Lakers head coach Frank Vogel was asked on Tuesday night if the team had any opportunities to get the COVID-19 vaccine yet, and he said no, but admitted the organization had looked into it.
“Not yet. We’re still waiting. There’s been some talk about trying to get it, but we’re not there yet,” Vogel said.
On Wednesday morning, however, ESPN reported that the organization did have a plan in place to get the vaccine to some people in the organization:
Members of the Los Angeles Lakers organization are expected to receive a vaccine for COVID-19 this week, sources told ESPN.
It was not clear which players or staffers were planning to receive the vaccine as HIPAA regulations preclude anyone from the team commenting on the situation.

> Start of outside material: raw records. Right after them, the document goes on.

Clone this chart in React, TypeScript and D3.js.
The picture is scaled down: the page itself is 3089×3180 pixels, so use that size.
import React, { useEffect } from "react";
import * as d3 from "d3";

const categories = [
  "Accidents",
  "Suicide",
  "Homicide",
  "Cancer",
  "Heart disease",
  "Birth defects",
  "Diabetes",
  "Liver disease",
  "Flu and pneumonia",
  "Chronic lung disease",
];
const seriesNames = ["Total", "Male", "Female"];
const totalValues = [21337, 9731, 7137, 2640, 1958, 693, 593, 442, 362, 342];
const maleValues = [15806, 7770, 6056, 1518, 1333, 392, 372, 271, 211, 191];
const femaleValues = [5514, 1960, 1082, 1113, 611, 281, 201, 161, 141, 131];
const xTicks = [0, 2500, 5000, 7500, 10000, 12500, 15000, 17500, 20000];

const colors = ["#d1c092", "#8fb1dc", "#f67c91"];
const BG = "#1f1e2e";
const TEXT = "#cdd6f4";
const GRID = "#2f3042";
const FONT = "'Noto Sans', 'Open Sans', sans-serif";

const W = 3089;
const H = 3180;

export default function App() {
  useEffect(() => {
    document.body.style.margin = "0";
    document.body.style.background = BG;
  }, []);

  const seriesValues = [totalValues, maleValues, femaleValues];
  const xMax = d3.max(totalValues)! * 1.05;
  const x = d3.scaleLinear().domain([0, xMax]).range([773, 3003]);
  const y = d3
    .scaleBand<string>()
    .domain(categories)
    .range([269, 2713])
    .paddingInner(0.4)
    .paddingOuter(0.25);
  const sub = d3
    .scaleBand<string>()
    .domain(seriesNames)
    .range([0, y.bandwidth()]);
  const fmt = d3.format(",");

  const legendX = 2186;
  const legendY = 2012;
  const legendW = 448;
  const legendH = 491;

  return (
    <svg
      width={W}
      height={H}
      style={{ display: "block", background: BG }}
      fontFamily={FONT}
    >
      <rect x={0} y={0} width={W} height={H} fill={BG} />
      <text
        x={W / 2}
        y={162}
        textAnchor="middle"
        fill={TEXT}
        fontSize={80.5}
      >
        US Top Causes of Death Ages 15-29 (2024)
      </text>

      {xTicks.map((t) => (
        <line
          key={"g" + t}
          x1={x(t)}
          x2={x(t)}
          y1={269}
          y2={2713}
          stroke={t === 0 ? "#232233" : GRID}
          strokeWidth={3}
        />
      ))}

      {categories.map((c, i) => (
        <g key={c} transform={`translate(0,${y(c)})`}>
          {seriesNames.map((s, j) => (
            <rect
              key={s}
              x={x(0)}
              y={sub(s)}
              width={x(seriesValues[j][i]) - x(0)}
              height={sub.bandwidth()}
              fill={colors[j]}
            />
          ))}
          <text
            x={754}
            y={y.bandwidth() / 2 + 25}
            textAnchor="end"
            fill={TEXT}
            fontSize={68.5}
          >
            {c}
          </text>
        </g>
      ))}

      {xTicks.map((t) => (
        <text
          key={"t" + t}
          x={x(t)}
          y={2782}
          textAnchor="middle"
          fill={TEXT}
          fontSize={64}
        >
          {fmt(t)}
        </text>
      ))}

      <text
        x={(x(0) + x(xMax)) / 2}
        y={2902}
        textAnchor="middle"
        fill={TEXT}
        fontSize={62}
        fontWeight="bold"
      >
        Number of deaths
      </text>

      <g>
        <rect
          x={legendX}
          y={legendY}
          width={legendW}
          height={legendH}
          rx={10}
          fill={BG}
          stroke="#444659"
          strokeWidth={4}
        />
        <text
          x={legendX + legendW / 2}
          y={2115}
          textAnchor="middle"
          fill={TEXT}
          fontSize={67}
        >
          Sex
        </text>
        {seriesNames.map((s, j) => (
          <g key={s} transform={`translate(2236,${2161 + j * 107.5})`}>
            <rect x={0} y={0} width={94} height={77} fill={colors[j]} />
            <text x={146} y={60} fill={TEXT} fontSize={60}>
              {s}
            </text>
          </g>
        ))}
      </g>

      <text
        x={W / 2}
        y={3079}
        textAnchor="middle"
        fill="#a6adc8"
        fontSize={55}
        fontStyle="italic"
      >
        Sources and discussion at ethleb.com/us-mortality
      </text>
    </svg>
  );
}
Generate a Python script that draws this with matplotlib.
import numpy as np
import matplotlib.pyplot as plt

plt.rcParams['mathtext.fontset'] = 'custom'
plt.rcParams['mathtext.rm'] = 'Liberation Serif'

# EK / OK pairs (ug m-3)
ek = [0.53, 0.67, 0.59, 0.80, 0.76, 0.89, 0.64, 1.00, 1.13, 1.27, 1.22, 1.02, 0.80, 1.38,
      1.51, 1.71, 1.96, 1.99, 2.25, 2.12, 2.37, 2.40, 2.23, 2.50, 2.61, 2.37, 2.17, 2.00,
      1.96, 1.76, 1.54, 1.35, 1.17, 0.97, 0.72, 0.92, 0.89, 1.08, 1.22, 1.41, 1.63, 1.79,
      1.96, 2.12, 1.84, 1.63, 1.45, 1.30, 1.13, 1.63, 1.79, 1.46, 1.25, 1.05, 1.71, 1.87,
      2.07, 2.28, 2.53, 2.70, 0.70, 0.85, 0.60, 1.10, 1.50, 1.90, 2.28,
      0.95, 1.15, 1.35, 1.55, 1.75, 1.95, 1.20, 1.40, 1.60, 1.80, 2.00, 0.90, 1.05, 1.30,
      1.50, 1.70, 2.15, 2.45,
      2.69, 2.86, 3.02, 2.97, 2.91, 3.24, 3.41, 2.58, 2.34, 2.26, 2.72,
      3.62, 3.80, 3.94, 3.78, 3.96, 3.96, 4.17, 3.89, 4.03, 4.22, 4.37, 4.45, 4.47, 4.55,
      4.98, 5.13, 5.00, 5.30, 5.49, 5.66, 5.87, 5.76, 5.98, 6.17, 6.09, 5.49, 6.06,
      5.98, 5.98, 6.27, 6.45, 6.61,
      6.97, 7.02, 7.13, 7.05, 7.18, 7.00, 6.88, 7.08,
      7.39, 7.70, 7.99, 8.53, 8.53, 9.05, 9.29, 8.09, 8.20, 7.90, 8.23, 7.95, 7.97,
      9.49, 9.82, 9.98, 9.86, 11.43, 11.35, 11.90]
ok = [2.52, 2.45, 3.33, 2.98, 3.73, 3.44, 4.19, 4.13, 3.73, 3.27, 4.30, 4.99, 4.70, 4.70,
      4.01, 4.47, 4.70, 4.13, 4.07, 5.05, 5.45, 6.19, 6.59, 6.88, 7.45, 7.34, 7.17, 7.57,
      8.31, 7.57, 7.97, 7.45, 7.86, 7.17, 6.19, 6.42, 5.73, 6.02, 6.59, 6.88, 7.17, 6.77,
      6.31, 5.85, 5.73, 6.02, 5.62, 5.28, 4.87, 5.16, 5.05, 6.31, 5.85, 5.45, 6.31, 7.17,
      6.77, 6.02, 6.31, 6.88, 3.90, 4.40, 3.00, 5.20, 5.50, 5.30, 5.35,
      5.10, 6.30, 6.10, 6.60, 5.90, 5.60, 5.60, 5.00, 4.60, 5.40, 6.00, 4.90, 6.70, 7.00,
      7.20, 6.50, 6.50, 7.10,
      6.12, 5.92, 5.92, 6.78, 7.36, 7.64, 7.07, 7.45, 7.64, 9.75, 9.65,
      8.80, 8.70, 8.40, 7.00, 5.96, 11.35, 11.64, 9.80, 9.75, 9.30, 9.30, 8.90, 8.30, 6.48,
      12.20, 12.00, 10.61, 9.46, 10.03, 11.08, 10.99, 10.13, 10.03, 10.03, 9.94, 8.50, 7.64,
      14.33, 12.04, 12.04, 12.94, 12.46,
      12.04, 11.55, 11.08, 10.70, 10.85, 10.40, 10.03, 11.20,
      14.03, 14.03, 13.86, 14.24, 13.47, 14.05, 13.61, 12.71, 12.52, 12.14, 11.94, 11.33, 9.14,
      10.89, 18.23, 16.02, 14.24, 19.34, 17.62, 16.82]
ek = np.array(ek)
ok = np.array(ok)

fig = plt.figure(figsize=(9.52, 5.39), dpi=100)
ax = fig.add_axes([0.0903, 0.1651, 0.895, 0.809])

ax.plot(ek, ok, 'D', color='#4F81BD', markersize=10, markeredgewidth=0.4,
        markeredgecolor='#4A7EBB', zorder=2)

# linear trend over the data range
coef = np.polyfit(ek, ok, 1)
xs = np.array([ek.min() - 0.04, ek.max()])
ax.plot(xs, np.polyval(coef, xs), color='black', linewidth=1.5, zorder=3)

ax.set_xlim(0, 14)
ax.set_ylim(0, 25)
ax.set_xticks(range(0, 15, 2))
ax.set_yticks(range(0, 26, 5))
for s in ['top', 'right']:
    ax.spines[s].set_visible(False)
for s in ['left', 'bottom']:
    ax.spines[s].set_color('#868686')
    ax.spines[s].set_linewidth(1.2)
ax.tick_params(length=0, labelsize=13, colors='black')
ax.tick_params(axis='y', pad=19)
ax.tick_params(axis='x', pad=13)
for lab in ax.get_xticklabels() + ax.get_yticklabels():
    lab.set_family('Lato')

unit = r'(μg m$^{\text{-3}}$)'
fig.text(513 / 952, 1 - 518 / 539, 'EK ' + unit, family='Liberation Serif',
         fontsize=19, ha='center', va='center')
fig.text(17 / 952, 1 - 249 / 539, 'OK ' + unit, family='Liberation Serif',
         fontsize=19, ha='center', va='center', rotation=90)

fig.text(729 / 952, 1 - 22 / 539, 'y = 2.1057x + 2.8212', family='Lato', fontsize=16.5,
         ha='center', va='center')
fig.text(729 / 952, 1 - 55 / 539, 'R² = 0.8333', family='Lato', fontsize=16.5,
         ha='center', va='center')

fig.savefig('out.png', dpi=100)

Members of the Lakers are being offered the one shot Johnson & Johnson vaccine, according to sources. https://t.co/EGj7kl0w8D— Dave McMenamin (@mcten) March 24, 2021
Currently, Los Angeles County’s Public Health Department website says it is only vaccinating people in the following groups:
- Healthcare workers
- Long-term care facility residents
- Persons 65 years and older
- Education and childcare workers
- Emergency services workers
- Food and agriculture workers
- Janitorial, Custodial, and Maintenance Services workers
- Transportation and Logistics workers
- People who live or work in congregate living spaces
- Individuals with health conditions and disabilities
However, vaccine distribution is currently ramping up across the country, with President Joe Biden announcing a goal for the vaccine to be available to anyone that wants it by May 1. The Washington Post reports that White House officials “told governors to expect a significant increase in vaccine supply starting next week and ‘continuing each week for several months.’”
The NBA is currently not requiring any of its players or staffers to get vaccinated, but members of the “the New Orleans Pelicans, Atlanta Hawks and Portland Trail Blazers have previously acknowledged receiving the vaccine,” according to ESPN.
While Kyle Kuzma admitted before the All-Star break that he and his teammates had discussed the vaccine, the only players to comment publicly so far have been LeBron James and Marc Gasol.
James said before the All-Star game that he didn’t want to discuss whether or not he’d get vaccinated if it were available to him.
“That’s a conversation that, you know, my family and I will have,” James said. “And pretty much probably keep that to a private thing. Obviously I’ve seen Adam (Silver) had his comments about the vaccination and what not. But, you know, things like that, when you decide to do something, that’s a conversation between you and your family and not for everybody.”
And before the season started in December, Gasol said that people who are at higher risk should be getting access to the vaccine before professional athletes.
“I think there’s people right now that need the vaccine more than we do,” Gasol said then. “We’re very fortunate, like I said before, to be in a very safe environment. Physically, the virus doesn’t affect a 35-year-old male as much as it affects other people that are more at risk and more vulnerable to the virus, so I would prefer that the vaccine obviously goes to the people that need it the most instead of us. That is just, to me, common sense.”